There has been growing interest in reproducible research. The interest arises from the idea that scientific discoveries that are one off, isolated and never to be repeated have limited value. For research to inform future science other must be able to reproduce the results. There are even courses on reproducible research. However, a look at the courses and a quick search of PubMed will reveal that when people refer to reproducible research, they often mean shared data or shared analytic code. And when I write “shared data”, I don’t even really mean any data, I mean electronic data … a spreadsheet, a database, etc. Of course, the Methodology section of journal articles are supposed to support reproducible research, but these are often hints and teasers for what was done, rather than a genuine “how to”.
Reproducibility becomes more challenging when all one has to work with is a one-off observation. How do I show you what I saw? The question became particularly relevant to me in a recent discussion with a colleague about reproducible microscopy. The obvious answer is, “a photograph” — and with a professional set up, one can achieve spectacular results — but what should be done in resource poor settings where money and equipment are limited?
I am one of the investigators on a Wellcome Trust funded “Our Planet Our Health” award led by Rebekah Brown at the Monash Sustainable Development Institute. The “Revitalisation of Informal Settlements and their Environment” (RISE) study involves the collection of large quantities of diverse data from informal settlements in Makassar, Indonesia and Suva, Fiji. Most of the samples will be collected by in-country teams, and they will not have access to high-end equipment. Nonetheless, some of the samples will have to be examined under a microscope in Makassar and Suva. It is likely that we will have to rely on basic equipment and Lab Technicians with limited skills in microscope photography. From my SEACO experience, I would be looking for a low-cost solution that can be implemented with basic training. The solution “works” if the images are appropriate; that is, they are the thing of scientific interest, and are of sufficient fidelity that a researcher somewhere else in the world can interpret them appropriately. It is not necessary for the technician to be brilliant, just adequate.

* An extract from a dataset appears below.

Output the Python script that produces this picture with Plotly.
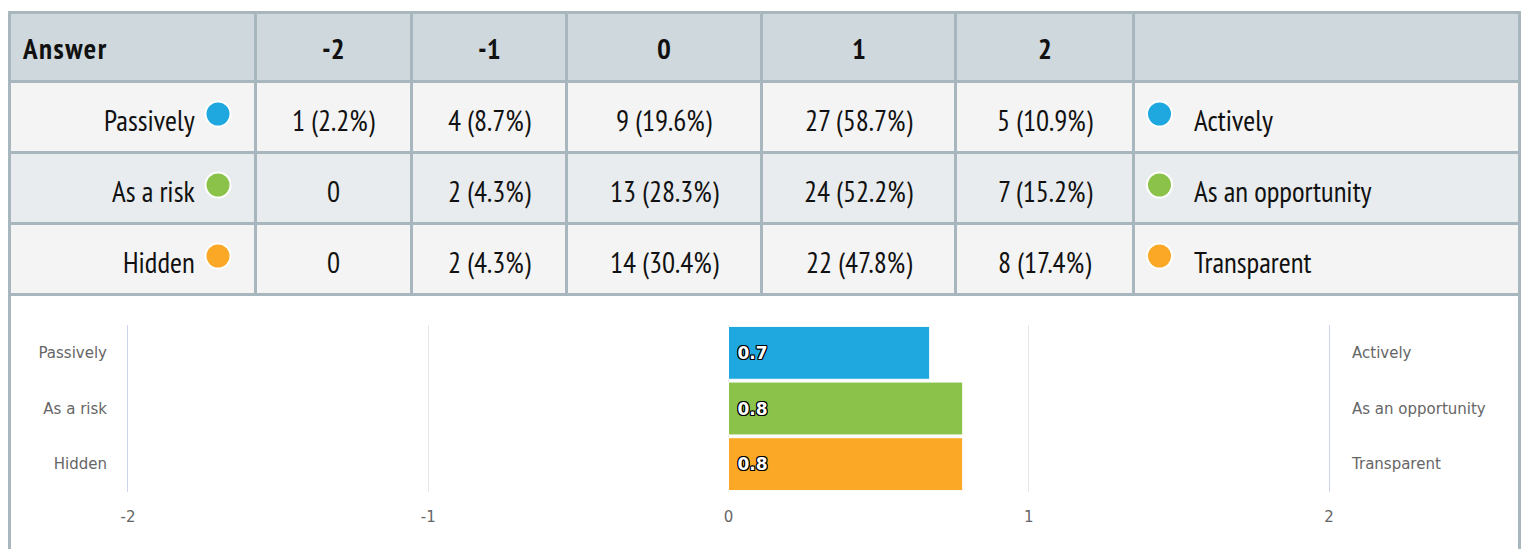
import plotly.graph_objects as go

# ---------------- data ----------------
row_labels = ["Passively", "As a risk", "Hidden"]
right_labels = ["Actively", "As an opportunity", "Transparent"]
scale_labels = ["-2", "-1", "0", "1", "2"]
counts_passively = [1, 4, 9, 27, 5]
pct_passively = [2.2, 8.7, 19.6, 58.7, 10.9]
counts_risk = [0, 2, 13, 24, 7]
pct_risk = [0.0, 4.3, 28.3, 52.2, 15.2]
counts_hidden = [0, 2, 14, 22, 8]
pct_hidden = [0.0, 4.3, 30.4, 47.8, 17.4]
mean_scores = [0.67, 0.78, 0.78]
colors = ["#1fa8e0", "#8bc34a", "#fba826"]

W, H = 1522, 549
def px(x):
    return x / W
def py(y):
    return 1 - y / H

TABLE_FONT = "PT Sans Narrow, Liberation Sans Narrow, DejaVu Sans Condensed, Arial Narrow, sans-serif"
CHART_FONT = "DejaVu Sans, Verdana, sans-serif"
LINE = "#a8b7bd"
TSIZE = 29

col_x = [9.5, 255.5, 411.5, 566.5, 761.5, 955.5, 1133.5, 1519.5]
row_y = [12.5, 81.5, 152.5, 223.5, 294.5]
row_fill = ["#cfd8dc", "#f4f4f4", "#e8ecee", "#f4f4f4"]

fig = go.Figure()

# ---------------- bar chart ----------------
fig.add_trace(go.Bar(
    y=row_labels, x=mean_scores, orientation="h",
    marker=dict(color=colors, line=dict(color="white", width=1)),
    texttemplate=" %{x:.1f}", textposition="inside", insidetextanchor="start",
    textangle=0, constraintext="none",
    textfont=dict(family="DejaVu Sans, Arial, sans-serif", size=17, color="white",
                  weight="bold",
                  shadow="1px 1px 0 #000, -1px -1px 0 #000, 1px -1px 0 #000, -1px 1px 0 #000, 0 1px 0 #000, 0 -1px 0 #000, 1px 0 0 #000, -1px 0 0 #000"),
    hoverinfo="skip", showlegend=False, xaxis="x", yaxis="y",
))
fig.add_trace(go.Scatter(
    y=right_labels, x=[0, 0, 0], mode="markers", marker=dict(opacity=0),
    hoverinfo="skip", showlegend=False, xaxis="x", yaxis="y2",
))

fig.update_layout(
    width=W, height=H, autosize=False,
    margin=dict(l=0, r=0, t=0, b=0, pad=0, autoexpand=False),
    paper_bgcolor="white", plot_bgcolor="white",
    bargap=0.05,
    xaxis=dict(domain=[px(128), px(1329)], range=[-2, 2], tickvals=[-2, -1, 0, 1, 2],
               ticktext=scale_labels, showgrid=True, gridcolor="#e6e6e6", gridwidth=1,
               zeroline=True, zerolinecolor="#e6e6e6", zerolinewidth=1, showline=False,
               ticks="", ticklabelstandoff=14, automargin=False,
               tickfont=dict(family=CHART_FONT, size=15, color="#666666"), fixedrange=True),
    yaxis=dict(domain=[py(492), py(325)], type="category", categoryarray=row_labels,
               range=[2.5, -0.5], showgrid=False, showline=True, linecolor="#ccd6eb",
               linewidth=1, ticks="", ticklabelstandoff=17, automargin=False,
               tickfont=dict(family=CHART_FONT, size=15, color="#666666"), fixedrange=True),
    yaxis2=dict(domain=[py(492), py(325)], type="category", categoryarray=right_labels,
                range=[2.5, -0.5], overlaying="y", side="right", anchor="x",
                showgrid=False, showline=True, linecolor="#ccd6eb", linewidth=1,
                ticks="", ticklabelstandoff=19, automargin=False,
                tickfont=dict(family=CHART_FONT, size=15, color="#666666"), fixedrange=True),
)

# ---------------- table (shapes + annotations) ----------------
shapes = []
annotations = []

for i, fill in enumerate(row_fill):
    shapes.append(dict(type="rect", xref="paper", yref="paper", layer="below",
                       x0=px(col_x[0]), x1=px(col_x[-1]), y0=py(row_y[i + 1]), y1=py(row_y[i]),
                       fillcolor=fill, line=dict(width=0)))
for y in row_y:
    shapes.append(dict(type="line", xref="paper", yref="paper",
                       x0=px(col_x[0] - 1.5), x1=px(col_x[-1] + 1.5), y0=py(y), y1=py(y),
                       line=dict(color=LINE, width=3)))
for x in col_x[1:-1]:
    shapes.append(dict(type="line", xref="paper", yref="paper",
                       x0=px(x), x1=px(x), y0=py(row_y[-1]), y1=py(row_y[0]),
                       line=dict(color=LINE, width=3)))
for x in (col_x[0], col_x[-1]):
    shapes.append(dict(type="line", xref="paper", yref="paper",
                       x0=px(x), x1=px(x), y0=py(H + 2), y1=py(row_y[0]),
                       line=dict(color=LINE, width=3)))

tfont = dict(family=TABLE_FONT, size=TSIZE, color="#111")
annotations.append(dict(text="<span style='letter-spacing:1.5px'><b>Answer</b></span>",
                        xref="paper", yref="paper",
                        x=px(20), y=py(48), xanchor="left", yanchor="middle", showarrow=False,
                        font=tfont))
for j, lab in enumerate(scale_labels):
    cx = (col_x[j + 1] + col_x[j + 2]) / 2
    annotations.append(dict(text="<b>" + lab + "</b>", xref="paper", yref="paper",
                            x=px(cx), y=py(48), xanchor="center", yanchor="middle",
                            showarrow=False, font=tfont))

rows_counts = [counts_passively, counts_risk, counts_hidden]
rows_pct = [pct_passively, pct_risk, pct_hidden]
for i in range(3):
    yc = (row_y[i + 1] + row_y[i + 2]) / 2 + 3
    annotations.append(dict(text=row_labels[i], xref="paper", yref="paper",
                            x=px(197), y=py(yc), xanchor="right", yanchor="middle",
                            showarrow=False, font=tfont))
    for j in range(5):
        c = rows_counts[i][j]
        t = "0" if c == 0 else f"{c} ({rows_pct[i][j]:.1f}%)"
        cx = (col_x[j + 1] + col_x[j + 2]) / 2
        annotations.append(dict(text=t, xref="paper", yref="paper",
                                x=px(cx), y=py(yc), xanchor="center", yanchor="middle",
                                showarrow=False, font=tfont))
    annotations.append(dict(text=right_labels[i], xref="paper", yref="paper",
                            x=px(1192), y=py(yc), xanchor="left", yanchor="middle",
                            showarrow=False, font=tfont))
    dy = yc - 6
    for dx in (218, 1159.5):
        shapes.append(dict(type="circle", xref="paper", yref="paper",
                           xsizemode="pixel", ysizemode="pixel",
                           xanchor=px(dx), yanchor=py(dy), x0=-12.5, x1=12.5, y0=-12.5, y1=12.5,
                           fillcolor=colors[i], line=dict(color="white", width=2)))

fig.update_layout(shapes=shapes, annotations=annotations)

fig.write_html("out.html", config={"displayModeBar": False, "responsive": False},
               post_script="document.body.style.margin='0';document.body.style.overflow='hidden';")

I decided to play. I am neither a good photographer nor am I good at microscopy. I reasoned that if I could get something approximating a reasonable image, then a Lab Technician with some actual training would have no problems. The best low-cost camera solution is not to buy another piece of equipment at all. We are already committed to using a smartphone/Tablet solution in the RISE project and plan to use them for capturing photographs, tagging photographs, and uploading them to a server. The only challenge was getting the smartphone camera to “peek” into the microscope. Fortunately, there is a broad range of solutions, and I opted for the very cheapest I could find on eBay. It cost me USD$5.99, brand new, including postage and handling.
The mount is straightforward to use, although my first attempt was pretty awful. I found a weevil crawling around the kitchen (welcome to the tropics!) and that became the first portraiture subject.
A photograph of a weevil taken with a google phone using a smartphone-microscope adapter
The images are of much higher resolution than I have posted here. I didn’t know what I was doing, and most of the image is taken up with the microscope surrounds rather than the subject of the photograph. I tried the next day, this time using a peppercorn as the subject — it didn’t move as quickly.
A photograph of a peppercorn taken with a google phone using a smartphone-microscope adapter
The only real difference in my approach was that this time I zoomed in slightly on the peppercorn. I will never look at peppercorns the same way. What appears to be (to my unqualified eyes) fungal mycelium is less than appealing. Nonetheless, it also seems like the general approach to capturing microscope images might be a reasonable. As long as the technician knows what to photograph, the quality of the images is almost certainly good enough for others to view and interpret. This is potentially quite exciting because it does allow science (and quite basic science) to be virtual and shared. A photograph of a microscopic image taken in Makassar could be shared with the world within hours giving scientists anywhere an opportunity to look, think, interpret, question and suggest.